A Definitive Guide to Building a Customer Success Strategy
Theodore Levitt once said: “People don’t want to buy a quarter-inch drill. They want a quarter-inch hole!”
The primary differentiator of successful companies is the experience they provide to their customers. It’s not just about the product they offer; but how the customer arrives toward his desired outcome.
Today, companies are heavily focused on reducing friction for customers to achieve their goals. Sales and marketing are about understanding a customer’s pain points and offering solutions.
But what about helping buyers achieve the desired outcome? That’s where customer success comes in.

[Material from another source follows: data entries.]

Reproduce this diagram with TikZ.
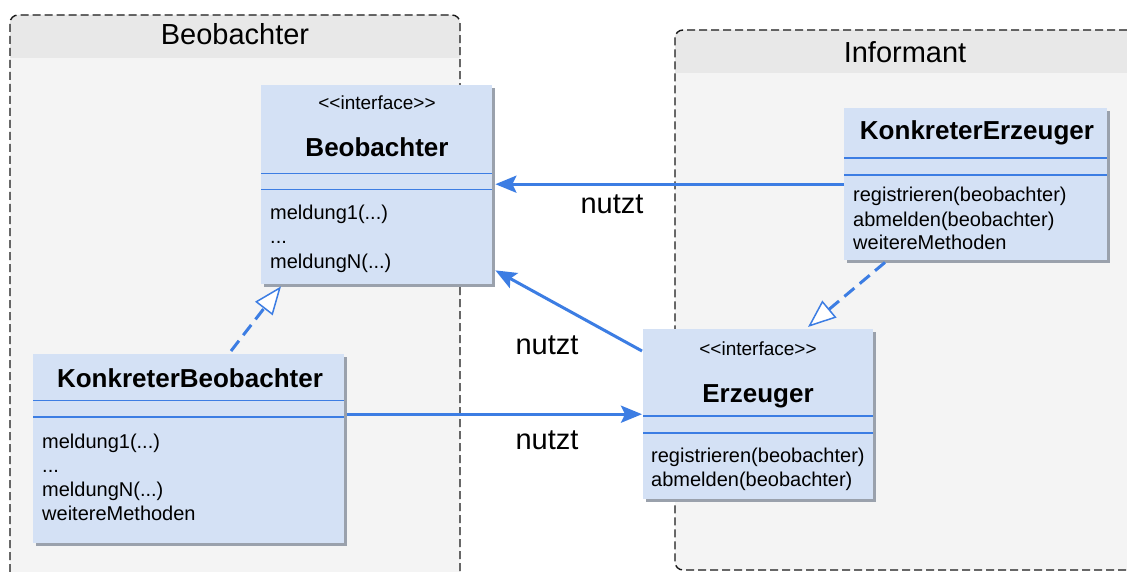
\documentclass[tikz,border=0pt]{standalone}
\usepackage{fontspec}
\setmainfont{Liberation Sans}
\usetikzlibrary{arrows.meta,calc,shadows}
\definecolor{boxfill}{HTML}{D4E1F5}
\definecolor{uml}{HTML}{3C7DE3}
\definecolor{shade}{HTML}{9AA1AC}
\definecolor{hdr}{HTML}{E8E8E8}
\definecolor{bdy}{HTML}{F4F4F4}
\newcommand{\stereotxt}{<\kern0pt<interface>\kern0pt>}
\begin{document}
\begin{tikzpicture}[x=1pt,y=-1pt,
  contborder/.style={draw=black!90, line width=1.4pt, dash pattern=on 8pt off 4pt, rounded corners=8pt},
  conttitle/.style={font=\fontsize{29}{34}\selectfont, anchor=base, inner sep=0},
  classbox/.style={fill=boxfill, anchor=north west, inner sep=0,
    drop shadow={fill=shade, opacity=1, shadow xshift=2.5pt, shadow yshift=-2.5pt}},
  sepline/.style={draw=uml, line width=1.5pt},
  cname/.style={font=\bfseries\fontsize{26}{30}\selectfont, anchor=base, inner sep=0},
  stereo/.style={font=\fontsize{19}{22}\selectfont, anchor=base, inner sep=0},
  meth/.style={font=\fontsize{20}{24}\selectfont, anchor=base west, inner sep=0},
  lbl/.style={font=\fontsize{29}{34}\selectfont, anchor=base, inner sep=0},
  uses/.style={draw=uml, line width=3pt, -{Stealth[length=21pt,width=17pt,inset=4pt]}},
  realize/.style={draw=uml, line width=3pt, dash pattern=on 13pt off 7pt,
    -{Triangle[length=28pt,width=22pt,fill=white,line width=1.5pt]}}]
\useasboundingbox (0,0) rectangle (1127,572);
\clip (0,0) rectangle (1127,572);
\fill[white] (0,0) rectangle (1127,572);
% container Beobachter
\fill[bdy, rounded corners=8pt] (10,15) rectangle (460,620);
\begin{scope}
  \clip (0,0) rectangle (1127,58);
  \fill[hdr, rounded corners=8pt] (10,15) rectangle (460,620);
\end{scope}
\draw[contborder] (10,620) -- (10,15) -- (460,15) -- (460,620);
\node[conttitle] (tB) at (235,45) {Beobachter};
% container Informant
\fill[bdy, rounded corners=8pt] (675,30) rectangle (1150,570);
\begin{scope}
  \clip (0,0) rectangle (1127,73);
  \fill[hdr, rounded corners=8pt] (675,30) rectangle (1150,570);
\end{scope}
\draw[contborder] (1150,570) -- (675,570) -- (675,30) -- (1150,30);
\node[conttitle] (tI) at (905,63) {Informant};
% class boxes
\node[classbox, minimum width=231pt, minimum height=199pt] (B) at (261,85) {};
\node[classbox, minimum width=311pt, minimum height=189pt] (KB) at (33,354) {};
\node[classbox, minimum width=230pt, minimum height=170pt] (E) at (643,329) {};
\node[classbox, minimum width=263pt, minimum height=152pt] (KE) at (844,108) {};
% separators
\draw[sepline] (261,173.7) -- (492,173.7);
\draw[sepline] (261,189.7) -- (492,189.7);
\draw[sepline] (33,400.7) -- (344,400.7);
\draw[sepline] (33,417) -- (344,417);
\draw[sepline] (643,416) -- (873,416);
\draw[sepline] (643,433) -- (873,433);
\draw[sepline] (844,158) -- (1107,158);
\draw[sepline] (844,175) -- (1107,175);
% texts Beobachter
\node[stereo] (Bs) at (377,110) {\stereotxt};
\node[cname] (Bn) at (377,157) {Beobachter};
\node[meth] (Bm1) at (270,219) {meldung1(...)};
\node[meth] (Bm2) at (270,243.5) {...};
\node[meth] (Bm3) at (270,268) {meldungN(...)};
% texts KonkreterBeobachter
\node[cname] (KBn) at (190,387) {KonkreterBeobachter};
\node[meth] (KBm1) at (42,448) {meldung1(...)};
\node[meth] (KBm2) at (42,472) {...};
\node[meth] (KBm3) at (42,496.5) {meldungN(...)};
\node[meth] (KBm4) at (42,520.5) {weitereMethoden};
% texts Erzeuger
\node[stereo] (Es) at (758,355) {\stereotxt};
\node[cname] (En) at (758,402.5) {Erzeuger};
\node[meth] (Em1) at (651,462) {registrieren(beobachter)};
\node[meth] (Em2) at (651,486) {abmelden(beobachter)};
% texts KonkreterErzeuger
\node[cname] (KEn) at (977,140) {KonkreterErzeuger};
\node[meth] (KEm1) at (853,202) {registrieren(beobachter)};
\node[meth] (KEm2) at (853,226) {abmelden(beobachter)};
\node[meth] (KEm3) at (853,250) {weitereMethoden};
% connectors
\draw[uses] (KE.west) -- ([xshift=3pt]KE.west -| B.east);
\draw[uses] ($(E.north west)+(-1,22)$) -- ($(B.south east)+(3,-14)$);
\draw[uses] ([xshift=3pt]E.west -| KB.east) -- ([xshift=-1pt]E.west);
\draw[realize] ($(KB.north west)+(198,-3)$) -- ($(B.south west)+(20,2)$);
\draw[realize] ($(KE.south west)+(41,2)$) -- ($(E.north west)+(165,-2)$);
% labels
\node[lbl] (l1) at (612,214) {nutzt};
\node[lbl] (l2) at (547,354) {nutzt};
\node[lbl] (l3) at (547,449) {nutzt};
\end{tikzpicture}
\end{document}
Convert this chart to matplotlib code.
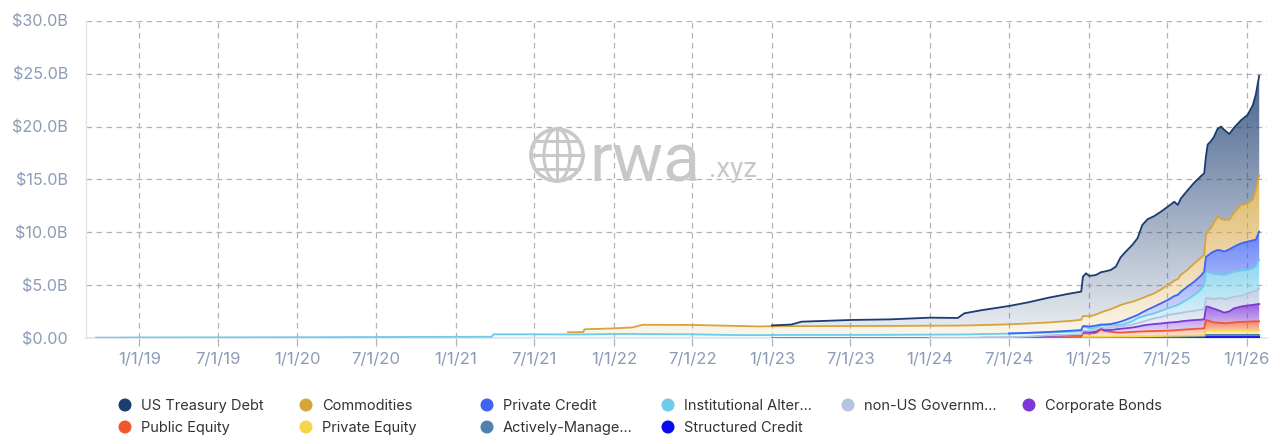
import numpy as np
import matplotlib
matplotlib.use("Agg")
import matplotlib.pyplot as plt
import matplotlib.dates as mdates
from matplotlib.colors import to_rgb
from matplotlib.patches import Ellipse
import datetime as dt

plt.rcParams['font.family'] = ['Inter', 'DejaVu Sans']

# ---------------- data (values in $B) ----------------
dates = [
    "2018-09-23", "2019-01-01", "2019-07-01", "2020-01-01", "2020-07-01", "2021-01-01",
    "2021-03-25", "2021-03-29", "2021-07-01", "2021-09-15", "2021-09-17", "2021-10-22",
    "2021-10-25", "2022-01-01", "2022-02-13", "2022-03-08", "2022-07-01", "2022-10-01",
    "2022-12-01", "2023-01-01", "2023-02-15", "2023-03-10", "2023-07-01", "2023-10-01",
    "2024-01-01", "2024-03-05", "2024-03-20", "2024-05-01", "2024-07-01", "2024-08-15",
    "2024-10-01", "2024-11-22", "2024-12-15", "2024-12-19", "2024-12-26", "2025-01-03",
    "2025-01-18", "2025-01-30", "2025-02-06", "2025-02-21", "2025-03-05", "2025-03-16",
    "2025-03-28", "2025-04-12", "2025-04-24", "2025-05-05", "2025-05-17", "2025-06-02",
    "2025-06-17", "2025-07-03", "2025-07-18", "2025-07-26", "2025-08-02", "2025-08-18",
    "2025-09-02", "2025-09-17", "2025-09-25", "2025-09-29", "2025-10-03", "2025-10-10",
    "2025-10-17", "2025-10-26", "2025-11-03", "2025-11-10", "2025-11-22", "2025-12-03",
    "2025-12-19", "2026-01-03", "2026-01-15", "2026-01-22", "2026-01-30",
]

structured_credit = [0] * 33 + [
    .03, .03, .03, .03, .03, .03, .03, .03, .04, .04, .04, .04, .04, .04,
    .05, .05, .05, .05, .05, .05, .05, .06, .06, .06] + [.12] * 14

actively_managed = [0] * 30 + [
    .01, .02, .02, .05, .05, .05, .05, .06, .06, .06, .06, .06, .06, .07, .07,
    .08, .08, .08, .08, .09, .09, .10, .10, .11, .11, .12, .12] + [.20] * 14

private_equity = [0] * 29 + [
    .01, .02, .02, .02, .07, .07, .07, .07, .07, .07, .07, .08, .07, .08, .07,
    .08, .08, .08, .08, .09, .09, .10, .09, .10, .10, .10, .10, .10] + [.46] * 14

public_equity = [0] * 19 + [
    .02, .03, .03, .03, .03, .03, .03, .03, .04, .04, .05, .06, .08, .09,
    .30, .31, .30, .35, .69, .54, .46, .39, .37, .38, .42, .44, .45, .47, .47,
    .48, .49, .51, .54, .55, .59, .61, .64, .66,
    .95, .92, .82, .72, .70, .67, .64, .67, .72, .77, .79, .82, .82, .82]

corporate_bonds = [0] * 27 + [
    .01, .02, .06, .13, .18, .19, .15, .14, .13, .12, .10, .08, .16, .29, .36,
    .39, .42, .47, .55, .61, .67, .70, .76, .77, .77, .80, .82, .84, .84, .85,
    1.26, 1.30, 1.30, 1.30, 1.20, 1.10, 1.00, 1.10, 1.33, 1.45, 1.53, 1.55, 1.60, 1.64]

non_us_government = [0] * 24 + [
    .02, .02, .02, .03, .04, .04, .06, .05, .06, .12, .12, .12, .18, .10, .16,
    .22, .20, .20, .25, .28, .32, .35, .42, .54, .60, .72, .78, .80, .80, .85,
    .88, .94, .95, .79, .80, .85, .92, 1.10, 1.25, 1.28, 1.25, 1.11, 1.00, 1.15,
    1.25, 1.30, 1.48]

institutional_alt = [
    .06, .08, .09, .10, .12, .14, .15, .38, .38, .37, .36, .37, .37, .41, .41,
    .40, .38, .31, .30, .29, .29, .29, .29, .30, .30, .31, .31, .32, .34, .32,
    .26, .27, .28, .38, .33, .20, .20, .20, .26, .22, .20, .16, .20, .30, .48,
    .50, .50, .47, .60, .63, .75, .80, .90, 1.18, 1.50, 1.90, 2.30, 2.52, 2.50,
    2.39, 2.38, 2.27, 2.20, 2.28, 2.35, 2.36, 2.40, 2.20, 2.20, 2.30, 2.68]

private_credit = [0] * 28 + [
    .02, .04, .06, .10, .12, .05, .10, .20, .20, .05, .10, .13, .20, .31, .35,
    .40, .30, .40, .50, .64, .70, .79, .95, .95, 1.10, 1.20, 1.25, 1.30, 1.26,
    1.40, 1.50, 1.89, 2.10, 2.29, 2.30, 2.21, 2.25, 2.36, 2.57, 2.68, 2.65, 2.50, 2.68]

commodities = [0] * 10 + [
    .21, .22, .48, .53, .62, .88, .88, .87, .82, .83, .83, .83, .84, .84, .84,
    .84, .85, .85, .86, .88, .90, .93, .97, .95, .95, .95, 1.05, 1.15, 1.25,
    1.40, 1.50, 1.58, 1.55, 1.45, 1.42, 1.35, 1.30, 1.25, 1.30, 1.42, 1.45,
    1.50, 1.58, 1.60, 1.73, 1.70, 1.57, 2.06, 2.30, 2.36, 2.70, 3.15, 3.00,
    2.99, 2.80, 3.21, 3.63, 3.62, 3.85, 4.70, 5.32]

us_treasury = [0] * 19 + [
    .08, .15, .42, .57, .62, .76, .72, 1.15, 1.42, 1.73, 2.00, 2.34, 2.60, 2.66,
    3.72, 4.04, 3.84, 3.73, 3.80, 3.75, 3.70, 3.82, 4.50, 4.89, 5.37, 5.83,
    6.90, 7.24, 7.31, 7.36, 7.40, 7.45, 7.00, 7.22, 7.50, 7.62, 7.70, 7.73,
    7.44, 8.20, 8.21, 8.10, 8.31, 8.70, 8.52, 8.10, 8.03, 8.00, 8.35, 8.90,
    9.00, 9.40]

# stacking order: bottom -> top
stack_names = ["Structured Credit", "Actively-Managed", "Private Equity", "Public Equity",
               "Corporate Bonds", "non-US Government", "Institutional Alternative",
               "Private Credit", "Commodities", "US Treasury Debt"]
stack_values = [structured_credit, actively_managed, private_equity, public_equity,
                corporate_bonds, non_us_government, institutional_alt,
                private_credit, commodities, us_treasury]
stack_colors = ["#0b0bef", "#5080b0", "#f7d548", "#f0582c", "#7c36da",
                "#b4c4de", "#6ecbea", "#3f63f3", "#d5a43c", "#1b3d70"]

legend_labels = ["US Treasury Debt", "Commodities", "Private Credit", "Institutional Alter...",
                 "non-US Governm...", "Corporate Bonds", "Public Equity", "Private Equity",
                 "Actively-Manage...", "Structured Credit"]
legend_colors = ["#1b3d70", "#d5a43c", "#3f63f3", "#6ecbea", "#b4c4de", "#7c36da",
                 "#f0582c", "#f7d548", "#5080b0", "#0b0bef"]

tick_dates = ["2019-01-01", "2019-07-01", "2020-01-01", "2020-07-01", "2021-01-01",
              "2021-07-01", "2022-01-01", "2022-07-01", "2023-01-01", "2023-07-01",
              "2024-01-01", "2024-07-01", "2025-01-01", "2025-07-01", "2026-01-01"]
tick_labels = ["1/1/19", "7/1/19", "1/1/20", "7/1/20", "1/1/21", "7/1/21", "1/1/22",
               "7/1/22", "1/1/23", "7/1/23", "1/1/24", "7/1/24", "1/1/25", "7/1/25", "1/1/26"]
y_ticks = [0, 5, 10, 15, 20, 25, 30]
y_labels = ["$0.00", "$5.0B", "$10.0B", "$15.0B", "$20.0B", "$25.0B", "$30.0B"]

# ---------------- figure ----------------
W, H = 1280, 444
fig = plt.figure(figsize=(W / 100, H / 100), dpi=100)
ax_l, ax_r, ax_t, ax_b = 86, 1267, 20.7, 338.3
ax = fig.add_axes([ax_l / W, 1 - ax_b / H, (ax_r - ax_l) / W, (ax_b - ax_t) / H])

def dnum(s):
    return mdates.date2num(dt.datetime.strptime(s, "%Y-%m-%d"))

xn = np.array([dnum(d) for d in dates])
vals = [np.array(v, dtype=float) for v in stack_values]
for v in vals:
    assert len(v) == len(xn)

def grad_area(lo, hi, color, z):
    coll = ax.fill_between(xn, lo, hi, facecolor='none', edgecolor='none', lw=0, zorder=z)
    ymin, ymax = float(np.min(lo)), float(np.max(hi))
    if ymax - ymin <= 1e-9:
        return
    n = 256
    img = np.zeros((n, 2, 4))
    img[..., :3] = to_rgb(color)
    img[:, :, 3] = np.linspace(0.08, 0.8, n)[:, None]
    im = ax.imshow(img, extent=[xn[0], xn[-1], ymin, ymax], origin='lower',
                   aspect='auto', interpolation='bilinear', zorder=z)
    paths = coll.get_paths()
    if paths:
        im.set_clip_path(paths[0], transform=coll.get_transform())

lower = np.zeros(len(xn))
tops = []
for v, c in zip(vals, stack_colors):
    upper = lower + v
    grad_area(lower.copy(), upper.copy(), c, 2)
    tops.append((upper.copy(), v, c))
    lower = upper

for upper, v, c in tops:
    y = upper.copy()
    y[v <= 0] = np.nan
    ax.plot(xn, y, color=c, lw=1.3, zorder=3, solid_joinstyle='round')

ax.set_xlim(dnum("2018-08-31"), dnum("2026-02-17"))
ax.set_ylim(0, 30)
ax.set_xticks([dnum(d) for d in tick_dates])
ax.set_xticklabels(tick_labels)
ax.set_yticks(y_ticks)
ax.set_yticklabels(y_labels)

grid_kw = dict(color='#b3b3b3', lw=0.9, ls=(0, (4.5, 3.5)))
ax.grid(True, **grid_kw)
ax.set_axisbelow(True)
for s in ['top', 'right']:
    ax.spines[s].set_visible(False)
ax.spines['left'].set_color('#dfe4ee')
ax.spines['bottom'].set_color('#dfe4ee')
ax.spines['left'].set_linewidth(1)
ax.spines['bottom'].set_linewidth(1.2)
ax.tick_params(axis='x', length=6, width=0.9, color='#b3b3b3', pad=4,
               labelsize=12, labelcolor='#8c9cb6')
ax.tick_params(axis='y', length=0, pad=13, labelsize=11.6, labelcolor='#8c9cb6')

# ---------------- overlay: watermark and legend ----------------
ov = fig.add_axes([0, 0, 1, 1], facecolor='none')
ov.set_xlim(0, W)
ov.set_ylim(H, 0)
ov.axis('off')

wm = '#c8c8c8'
cx, cy, r = 557, 155, 26
ov.add_patch(Ellipse((cx, cy), 2 * r, 2 * r, fill=False, ec=wm, lw=2.6))
ov.add_patch(Ellipse((cx, cy), r, 2 * r, fill=False, ec=wm, lw=2.2))
ov.plot([cx, cx], [cy - r, cy + r], color=wm, lw=2.2)
ov.plot([cx - r, cx + r], [cy, cy], color=wm, lw=2.2)
for dy in (-0.55 * r, 0.55 * r):
    hw = np.sqrt(r ** 2 - dy ** 2)
    ov.plot([cx - hw, cx + hw], [cy + dy, cy + dy], color=wm, lw=2.2)
ov.text(589, 181, "rwa", fontsize=49, color=wm, family=['Roboto', 'DejaVu Sans'],
        ha='left', va='baseline')
ov.text(709, 177, ".xyz", fontsize=20, color=wm, family=['Roboto', 'DejaVu Sans'],
        ha='left', va='baseline')

col_x = [125, 306, 487, 668, 848, 1029]
row_y = [405, 427]
for i, (lab, c) in enumerate(zip(legend_labels, legend_colors)):
    row, col = divmod(i, 6)
    x, y = col_x[col], row_y[row]
    ov.add_patch(Ellipse((x, y), 13, 13, color=c, lw=0))
    ov.text(x + 16, y + 0.5, lab, fontsize=10.5, color='#333333', ha='left', va='center')

fig.savefig("out.png", dpi=100)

It’s about designing a journey of smooth experience for the customers and helping them achieve their goals.
Modern buyers have multiple options at their fingertips while searching for a solution. Good marketing can take them to a point in the sales cycle (acquiring), but it is the sales journey and fruitful interactions that determine customer retention and loyalty.
In fact, 86% of buyers are ready to spend more for a better customer experience (survey). If you’re only fixated on product development and not on customer success, rethink. Building a robust customer success strategy can boost your customer retention.
What is a Customer Success Strategy?
A customer success strategy is a framework that helps customers achieve the desired results through your company. It deals with anticipating customer challenges and issues and actively providing solutions and updates.
Consider a funnel that starts with a problem and ends with the desired outcome. Customers go into the funnel and suffer friction while using the product. If the conflict is too much, they will quit (churn). Now to reduce friction and ensure a seamless experience, you need a lubricant. That lubricant is the customer success strategy.
Before drafting a customer success management strategy, understand the difference between customer satisfaction and customer success.
Let’s take a company that offers software to teachers to conduct private online classrooms. If the teacher is enrolling new students into the class, that means he’s achieving the intended results.
But there would be some teachers who love the product yet cannot leverage the platform—either the onboarding isn’t smooth or the UX isn’t intuitive. This is an example of customer satisfaction but not customer success.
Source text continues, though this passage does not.